# What Plow for 2007 Wolverine 450?



## Advantage (Nov 7, 2007)

We added a few more commercial properties with sidewalks this year and I am thinking of adding my personal wheeler into the mix. We have always used shovels, snow blowers and john deere tractors with brushes and blowers. This would be a test to see if the atv is more efficient. I don't know much about what type/size of plow is most appropriate. Will my machine work for plowing and what plow is best?


----------



## Dave T (Feb 11, 2009)

I don't know man... no low range, and a pretty light suspension. It might be "iffy". Maybe someone else in here has one that they have used for plowing who can lend some hands on experience. 

If you do try it, I would go with a light plow in the the 50" range for doing sidewalks. 

Good luck.


----------



## Advantage (Nov 7, 2007)

Dave T;1085707 said:


> I don't know man... no low range, and a pretty light suspension. It might be "iffy". Maybe someone else in here has one that they have used for plowing who can lend some hands on experience.
> 
> If you do try it, I would go with a light plow in the the 50" range for doing sidewalks.
> 
> Good luck.


Yeah, I was sort of thinking the same thing. If I did it would be 50"-55" plow and tighten up the front suspension. Perhaps someone else can shed some light on this? What plows are recommended?


----------



## mercer_me (Sep 13, 2008)

Advantage;1085801 said:


> Yeah, I was sort of thinking the same thing. If I did it would be 50"-55" plow and tighten up the front suspension. Perhaps someone else can shed some light on this? What plows are recommended?


I think your ATV can handle a 60".


----------



## Advantage (Nov 7, 2007)

mercer_me;1085941 said:


> I think your ATV can handle a 60".


Thanks. That would make it about 56" at full angle is that right? I want to get the best made plow available. I'm looking at either Moose or Eagle right now. Any suggestions?


----------



## sublime68charge (Dec 28, 2007)

50" Moose County plow if your gonna using it for sidewalk work.

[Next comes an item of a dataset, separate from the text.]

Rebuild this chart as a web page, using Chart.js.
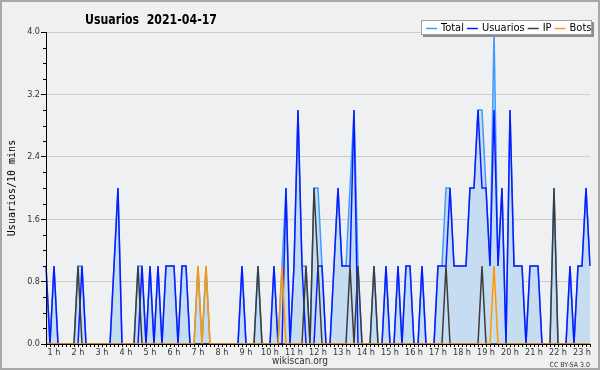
<!DOCTYPE html>
<html>
<head>
<meta charset="utf-8">
<script src="https://cdn.jsdelivr.net/npm/chart.js@4.4.0/dist/chart.umd.min.js"></script>
<style>
  html, body { margin: 0; padding: 0; background: #f0f0f0; }
  #chart { display: block; }
</style>
</head>
<body>
<canvas id="chart" width="600" height="370"></canvas>
<script>
// 10-minute slots, first slot 0:40, last 23:20
const firstSlot = '0:40';
const slotCount = 137;

// one row per hour (first row = 0:40, 0:50)
const usuarios = [
  1,0,
  1,0,0,0,0,0,  0,1,0,0,0,0,  0,0,0,1,2,0,  0,0,0,0,1,0,
  1,0,1,0,1,1,  1,0,1,1,0,0,  0,0,0,0,0,0,  0,0,0,0,0,1,
  0,0,0,0,0,0,  0,1,0,0,2,0,  1,3,1,0,0,0,  1,1,0,0,1,2,
  1,1,1,3,0,0,  0,0,0,0,0,1,  0,0,1,0,1,1,  0,0,1,0,0,0,
  1,1,1,2,1,1,  1,1,2,2,3,2,  2,1,3,1,2,0,  3,1,1,1,0,1,
  1,1,0,0,0,0,  0,0,0,1,0,1,  1,2,1
];
const ip = [
  0,0,
  0,0,0,0,0,0,  1,0,0,0,0,0,  0,0,0,0,0,0,  0,0,0,1,0,0,
  0,0,0,0,0,0,  0,0,0,0,0,0,  0,0,0,0,0,0,  0,0,0,0,0,0,
  0,0,0,1,0,0,  0,0,0,0,0,0,  0,0,0,1,0,2,  1,0,0,0,0,0,
  0,0,1,0,1,0,  0,0,1,0,0,0,  0,0,0,0,0,0,  0,0,0,0,0,0,
  0,0,1,0,0,0,  0,0,0,0,0,1,  0,0,0,0,0,0,  0,0,0,0,0,0,
  0,0,0,0,0,2,  0,0,0,0,0,0,  0,0,0
];
const bots = [
  0,0,
  0,0,0,0,0,0,  0,0,0,0,0,0,  0,0,0,0,0,0,  0,0,0,0,0,0,
  0,0,0,0,0,0,  0,0,0,0,0,0,  1,0,1,0,0,0,  0,0,0,0,0,0,
  0,0,0,0,0,0,  0,0,0,1,0,0,  0,0,0,0,0,0,  0,0,0,0,0,0,
  0,0,0,0,0,0,  0,0,0,0,0,0,  0,0,0,0,0,0,  0,0,0,0,0,0,
  0,0,0,0,0,0,  0,0,0,0,0,0,  0,0,1,0,0,0,  0,0,0,0,0,0,
  0,0,0,0,0,0,  0,0,0,0,0,0,  0,0,0
];
const total = [
  1,0,
  1,0,0,0,0,0,  1,1,0,0,0,0,  0,0,0,1,2,0,  0,0,0,1,1,0,
  1,0,1,0,1,1,  1,0,1,1,0,0,  1,0,1,0,0,0,  0,0,0,0,0,1,
  0,0,0,1,0,0,  0,1,0,1,2,0,  1,3,1,1,0,2,  2,1,0,0,1,2,
  1,1,2,3,1,0,  0,0,1,0,0,1,  0,0,1,0,1,1,  0,0,1,0,0,0,
  1,1,2,2,1,1,  1,1,2,2,3,3,  2,1,4,1,2,0,  3,1,1,1,0,1,
  1,1,0,0,0,2,  0,0,0,1,0,1,  1,2,1
];

const yTicks = [0, 0.8, 1.6, 2.4, 3.2, 4.0];
const seriesNames = ['Total', 'Usuarios', 'IP', 'Bots'];
const seriesColors = ['#3d9cff', '#0a1cff', '#3c3c3c', '#ff9800'];

const FONT = '"DejaVu Sans Condensed", "DejaVu Sans", sans-serif';

// slot labels "H:MM"
const slots = [];
{
  let [h, m] = firstSlot.split(':').map(Number);
  for (let i = 0; i < slotCount; i++) {
    slots.push(h + ':' + String(m).padStart(2, '0'));
    m += 10;
    if (m === 60) { m = 0; h++; }
  }
}

const decor = {
  id: 'decor',
  beforeDraw(chart) {
    const { ctx, chartArea: a } = chart;
    ctx.save();
    ctx.fillStyle = '#f0f0f0';
    ctx.fillRect(0, 0, chart.width, chart.height);
    ctx.fillStyle = '#eef0f2';
    ctx.fillRect(a.left, a.top, a.right - a.left, a.bottom - a.top);
    ctx.strokeStyle = '#a8a8a8';
    ctx.lineWidth = 2;
    ctx.strokeRect(1, 1, chart.width - 2, chart.height - 2);
    ctx.restore();
  },
  afterDatasetsDraw(chart) {
    // axis lines back on top of the zero segments
    const { ctx, chartArea: a } = chart;
    ctx.save();
    ctx.strokeStyle = '#000';
    ctx.lineWidth = 1;
    ctx.beginPath();
    ctx.moveTo(a.left + 0.5, a.top);
    ctx.lineTo(a.left + 0.5, a.bottom + 0.5);
    ctx.lineTo(a.right, a.bottom + 0.5);
    ctx.stroke();
    ctx.restore();
  },
  afterDraw(chart) {
    const { ctx, chartArea: a } = chart;
    const ys = chart.scales.y;
    ctx.save();

    // minor y ticks every 0.2
    ctx.strokeStyle = '#000';
    ctx.lineWidth = 1;
    ctx.beginPath();
    for (let k = 0; k <= 20; k++) {
      if (k % 4 === 0) continue;
      const y = Math.round(ys.getPixelForValue(k * 0.2)) + 0.5;
      ctx.moveTo(a.left - 3, y);
      ctx.lineTo(a.left, y);
    }
    ctx.stroke();

    // title
    ctx.fillStyle = '#000';
    ctx.font = 'bold 14px ' + FONT;
    ctx.textBaseline = 'alphabetic';
    ctx.textAlign = 'left';
    ctx.fillText('Usuarios  2021-04-17', 85, 24, 132);

    // y axis title
    ctx.save();
    ctx.translate(12, (a.top + a.bottom) / 2);
    ctx.rotate(-Math.PI / 2);
    ctx.font = '10px "DejaVu Sans Mono", monospace';
    ctx.textAlign = 'center';
    ctx.textBaseline = 'middle';
    ctx.fillText('Usuarios/10 mins', 0, 0);
    ctx.restore();

    // footer
    ctx.fillStyle = '#333';
    ctx.font = '10px ' + FONT;
    ctx.textAlign = 'center';
    ctx.textBaseline = 'middle';
    ctx.fillText('wikiscan.org', 300, 361);
    ctx.font = '7px ' + FONT;
    ctx.textAlign = 'right';
    ctx.fillText('CC BY-SA 3.0', 590, 365);

    // legend box
    const bx = 421, by = 20, bw = 171, bh = 15;
    ctx.fillStyle = '#8c8c8c';
    ctx.fillRect(bx + 2, by + 2, bw, bh);
    ctx.fillStyle = '#fff';
    ctx.fillRect(bx, by, bw, bh);
    ctx.strokeStyle = '#a0a0a0';
    ctx.strokeRect(bx + 0.5, by + 0.5, bw - 1, bh - 1);
    ctx.font = '11px ' + FONT;
    ctx.textAlign = 'left';
    ctx.textBaseline = 'middle';
    let cx = bx + 5;
    const ly = by + 8;
    seriesNames.forEach((name, i) => {
      ctx.strokeStyle = seriesColors[i];
      ctx.lineWidth = 1.5;
      ctx.beginPath();
      ctx.moveTo(cx, ly + 0.5);
      ctx.lineTo(cx + 11, ly + 0.5);
      ctx.stroke();
      ctx.fillStyle = '#000';
      ctx.fillText(name, cx + 15, ly);
      cx += 15 + ctx.measureText(name).width + 3;
    });

    ctx.restore();
  }
};

function lineSet(idx, data, extra) {
  return Object.assign({
    label: seriesNames[idx],
    data: data,
    borderColor: seriesColors[idx],
    borderWidth: 1.5,
    pointRadius: 0,
    tension: 0,
    fill: false
  }, extra);
}

new Chart(document.getElementById('chart'), {
  type: 'line',
  data: {
    labels: slots,
    datasets: [
      lineSet(3, bots, { order: 0 }),
      lineSet(2, ip, { order: 1 }),
      lineSet(1, usuarios, { order: 2 }),
      lineSet(0, total, { order: 3, fill: 'origin', backgroundColor: '#c6ddf1' })
    ]
  },
  options: {
    responsive: false,
    animation: false,
    devicePixelRatio: 1,
    layout: { padding: { top: 32, right: 10, left: 0, bottom: 0 } },
    plugins: {
      legend: { display: false },
      tooltip: { enabled: false }
    },
    scales: {
      x: {
        offset: false,
        grid: { drawOnChartArea: false, tickLength: 3, tickColor: '#000' },
        border: { color: '#000' },
        ticks: {
          autoSkip: false,
          maxRotation: 0,
          padding: 0,
          color: '#333',
          font: { family: FONT, size: 9 },
          callback: (v, i) => slots[i].endsWith(':00') ? parseInt(slots[i], 10) + ' h' : ''
        },
        afterFit: s => { s.height = 26; }
      },
      y: {
        min: 0,
        max: 4,
        afterBuildTicks: s => { s.ticks = yTicks.map(v => ({ value: v })); },
        grid: {
          color: c => c.tick && c.tick.value === 0 ? 'rgba(0,0,0,0)' : '#cdcdcd',
          tickColor: '#000',
          tickLength: 5
        },
        border: { color: '#000' },
        ticks: {
          padding: 1,
          color: '#333',
          font: { family: FONT, size: 9 },
          callback: v => v.toFixed(1)
        },
        afterFit: s => { s.width = 46; }
      }
    }
  },
  plugins: [decor]
});
</script>
</body>
</html>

I think

How wide are your sidewalks?

your ATV can handle a 60" blade but if you have narrow side walks then your out in the grass with the edge of the blade riping the grass up as you plow.

also when you start the year plow the walk and then make another pass out in the grass with the blade up 1-2" so as the year progress you have a place to plow the snow. otherwise you end up with a plow berm at mid season that you can't get the snow over. 

sublime out.


----------



## Advantage (Nov 7, 2007)

4'-6' and larger sidewalks mostly. Is the Moose County plow the one with a flared side? How well does that work?


----------



## sublime68charge (Dec 28, 2007)

yes it has the flared side which lets the snow roll farther away from the plow when angled due to the higher release point of where the snow leave's the plow. You need some speed to make this work as well "+10mph" but the county blade really lets the snow fly away from the plow which is what I would want from a sidewalk clearing plow machine.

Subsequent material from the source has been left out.